Re: [RESEND RFC PATCH v2 11/14] vfs: Wire up security hooks for lsm-based device guard in userns

From: Christian Brauner
Date: Fri Nov 24 2023 - 12:06:48 EST


On Wed, Oct 25, 2023 at 11:42:21AM +0200, Michael Weiß wrote:
> Wire up security_inode_mknod_capns() in fs/namei.c. If implemented
> and access is granted by an lsm, check ns_capable() instead of the
> global CAP_MKNOD.
>
> Wire up security_sb_alloc_userns() in fs/super.c. If implemented
> and access is granted by an lsm, the created super block will allow
> access to device nodes also if it was created in a non-inital userns.
>
> Signed-off-by: Michael Weiß <michael.weiss@xxxxxxxxxxxxxxxxxxx>
> ---
> fs/namei.c | 16 +++++++++++++++-
> fs/super.c | 6 +++++-
> 2 files changed, 20 insertions(+), 2 deletions(-)
>
> diff --git a/fs/namei.c b/fs/namei.c
> index f601fcbdc4d2..1f68d160e2c0 100644
> --- a/fs/namei.c
> +++ b/fs/namei.c
> @@ -3949,6 +3949,20 @@ inline struct dentry *user_path_create(int dfd, const char __user *pathname,
> }
> EXPORT_SYMBOL(user_path_create);
>
> +static bool mknod_capable(struct inode *dir, struct dentry *dentry,
> + umode_t mode, dev_t dev)
> +{
> + /*
> + * In case of a security hook implementation check mknod in user
> + * namespace.
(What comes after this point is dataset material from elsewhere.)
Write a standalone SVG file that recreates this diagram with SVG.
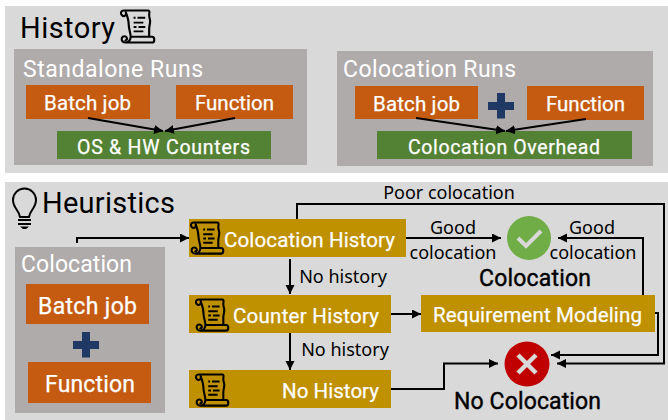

Otherwise just check global capability.
> + */
> + int error = security_inode_mknod_nscap(dir, dentry, mode, dev);
> + if (!error)
> + return ns_capable(current_user_ns(), CAP_MKNOD);
> + else
> + return capable(CAP_MKNOD);
> +}
> +
> /**
> * vfs_mknod - create device node or file
> * @idmap: idmap of the mount the inode was found from
> @@ -3975,7 +3989,7 @@ int vfs_mknod(struct mnt_idmap *idmap, struct inode *dir,
> return error;
>
> if ((S_ISCHR(mode) || S_ISBLK(mode)) && !is_whiteout &&
> - !capable(CAP_MKNOD))
> + !mknod_capable(dir, dentry, mode, dev))
> return -EPERM;
>
> if (!dir->i_op->mknod)
> diff --git a/fs/super.c b/fs/super.c
> index 2d762ce67f6e..bb01db6d9986 100644
> --- a/fs/super.c
> +++ b/fs/super.c
> @@ -362,7 +362,11 @@ static struct super_block *alloc_super(struct file_system_type *type, int flags,
> }
> s->s_bdi = &noop_backing_dev_info;
> s->s_flags = flags;
> - if (s->s_user_ns != &init_user_ns)
> + /*
> + * We still have to think about this here. Several concerns exist
> + * about the security model, especially about malicious fuse.
> + */
> + if (s->s_user_ns != &init_user_ns && security_sb_alloc_userns(s))
> s->s_iflags |= SB_I_NODEV;

Hm, no.

We dont want to have security hooks called in alloc_super(). That's just
the wrong layer for this. This is deeply internal stuff where we should
avoid interfacing with other subsystems.

Removing SB_I_NODEV here is also problematic or at least overly broad
because you allow to circumvent this for _every_ filesystems including
stuff like proc and so on where that doesn't make any sense.